The UK government has unveiled a new cyber security strategy, which includes the creation of a new cyber crime unit.
The Cyber Crime Unit will sit with the National Crime Agency and is an extension of the Metropolitan Police force's eCrime Unit. The Metropolitan Police claimed last month that its 85-strong police central e-crime unit had saved the UK economy £140 million in just six months.
"This unit will build on the ground-breaking work of the Metropolitan Police's eCrime Unit by expanding the deployment of 'cyber-specials' giving police forces across the country the necessary skills and experience to handle cyber crimes," said Francis Maude, minister for the Cabinet Office.
He added: "We will also ensure that the police use existing powers to ensure that cyber criminals are appropriately sanctioned."
The Cyber Crime Unit is expected to be up and running by 2013.
The cyber security strategy also outlines the creation of a new Joint Cyber Unit hosted by GCHQ, which aims to develop the UK's military cyber security capabilities.
Furthermore, the government is introducing a single system for reporting financially-motivated cyber crime through the existing Action Fraud reporting centre.
In its National Security Strategy last year, the government classed cyber security as a top priority for the country.
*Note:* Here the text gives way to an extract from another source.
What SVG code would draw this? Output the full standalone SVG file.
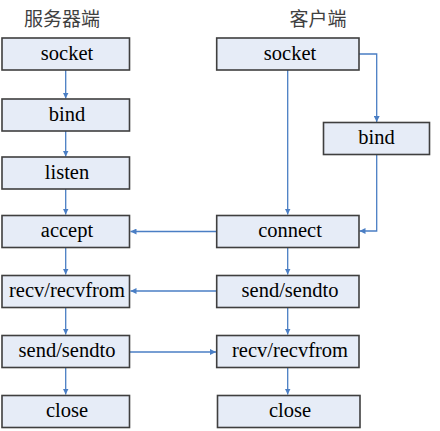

It earmarked £650 million over four years to support the National Cyber Security Programme.
Maude said that the strategy published today will set out how the UK will deal with cyber threats to promote economic growth and protect the nation's security.
"Currently, around six per cent of the UK's GDP is enabled by the internet and this is set to grow. But with this opportunity comes greater threats," he said.
"Online crime including intellectual property theft costs the UK economy billions each year."
Maude also reiterated the need for businesses to work with government on cyber security.
He said: "Together with the private sector, we are pioneering a new national cyber security 'hub' that will allow the government and businesses to exchange information threats and responses.
"This promises to transform the way we manage cyber attacks and greatly strengthen our security capacity."
Meanwhile, the government plans to boost the role of the Centre for Protection of the National Infrastructure, to include more organisations that were not previously considered as part of the critical infrastructure.
On the consumer side, the government will work with ISPs to develop a new voluntary code of conduct to help people identify if their computers have been compromised and how they resolve the issue.
The government plans to provide a progress update on the strategy in 12 months' time.